L’histoire est cruelle. Hier la Catalogne fêtait les 40 ans du retour de Tarradellas et du rétablissement de la Generalitat.
Une Generalitat clandestine
Ces derniers jours, l’histoire a tendance à bégayer. Les deux associations indépendantistes (ANC et Omnium) agissaient en clandestinité sous le franquisme. En 2017, leurs présidents sont en prison pour sédition. La Generalitat qui a été interdite sous Franco, va se retrouver amputée de tous ses membres dès samedi avec l’application de l’article 155.

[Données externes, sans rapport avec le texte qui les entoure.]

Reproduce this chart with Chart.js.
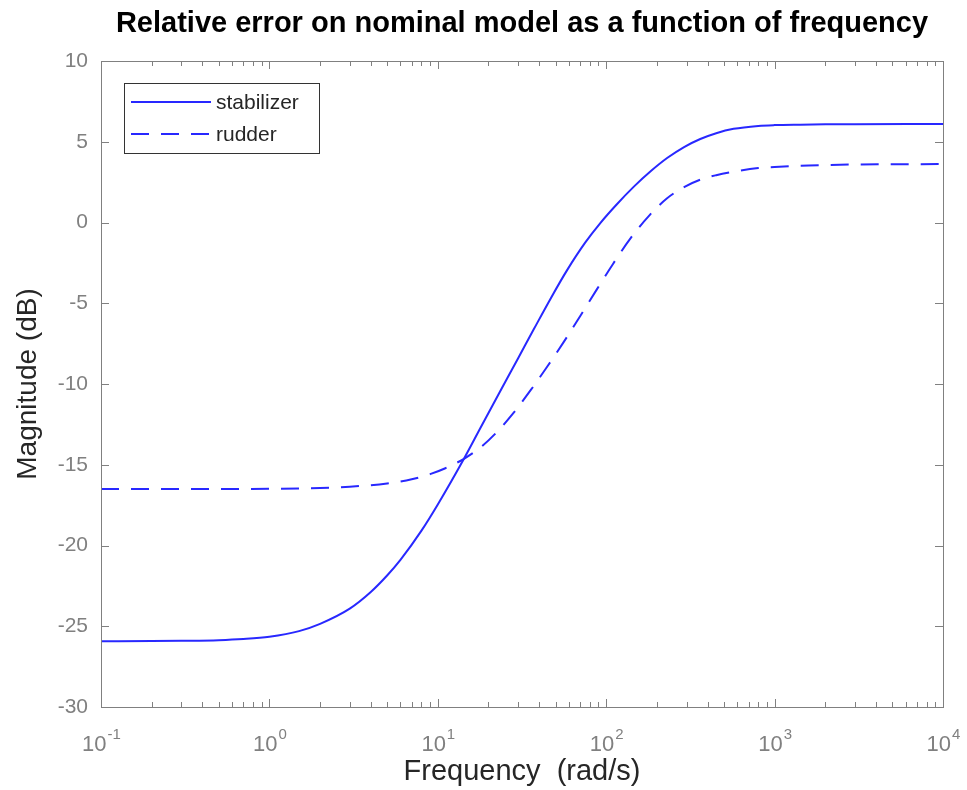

Dans l’entourage de Carles Puigdemont, nombreux pensent que s’il déclare l’indépendance, il ne fait aucun doute qu’il terminera en prison et c’est un scénario envisagé par le président Puigdemont lui-même. Le chef de l’exécutif catalan aurait parlé à sa femme et ses filles de cette hypothèse. Miquel Casals, un ami très proche du président, a confié au pure player Vilaweb que Puigdemont plaisantait sur le sujet, disant qu’on pouvait l’emprisonner dans la maison d’arrêt de Figueres, comme ça il pourrait l’inaugurer en même temps. Il n’en fallait pas plus pour invoquer l’histoire et réfléchir à une « Generalitat clandestine en exil ».
De l’autre côté des Pyrénées, dans la partie française de la Catalogne, à Perpignan, on prend le sujet au sérieux. Robert Casanovas, président du Comité d’autodétermination de la Catalogne Nord, explique à nos confrères de l’Indépendant avoir « pour l’instant 25 appartements mis à disposition par des sympathisants prêts à les accueillir, et une villa de 400 m² pour Puigdemont. Ils pourront y rester le temps qu’ils voudront ».
Lors de la dictature franquiste, il y a eu la grande « retirada ». Une foule de Catalans qui ont fui l’Espagne pour échapper à Franco. Ils sont passés par les montagnes pour se réfugier notamment dans le petit village d’Elne près de Perpignan. Nouvelle répétition de l’histoire, c’est dans cette zone d’Elne qu’étaient cachées les urnes du référendum du 1er octobre, et 6 millions de bulletins de vote ont été imprimés en France. Pour ramener les bulletins et les urnes en Catalogne, les militants ont suivi exactement les mêmes routes et chemins que leur aïeux avaient pris lors de la Retirada.
Si Carles Puigdemont ne tombera peut-être pas dans une certaine caricature en allant vivre à Perpignan, on peut tout de même imaginer que le président puisse s’exiler dans une ville française ou un pays tiers. De son côté, l’Espagne est persuadée que des ambassades de petits pays amis de la Catalogne collaborent avec leurs sièges situés à Barcelone. Le président réfugié dans une ambassade après une déclaration d’indépendance rendrait son arrestation plus compliquée.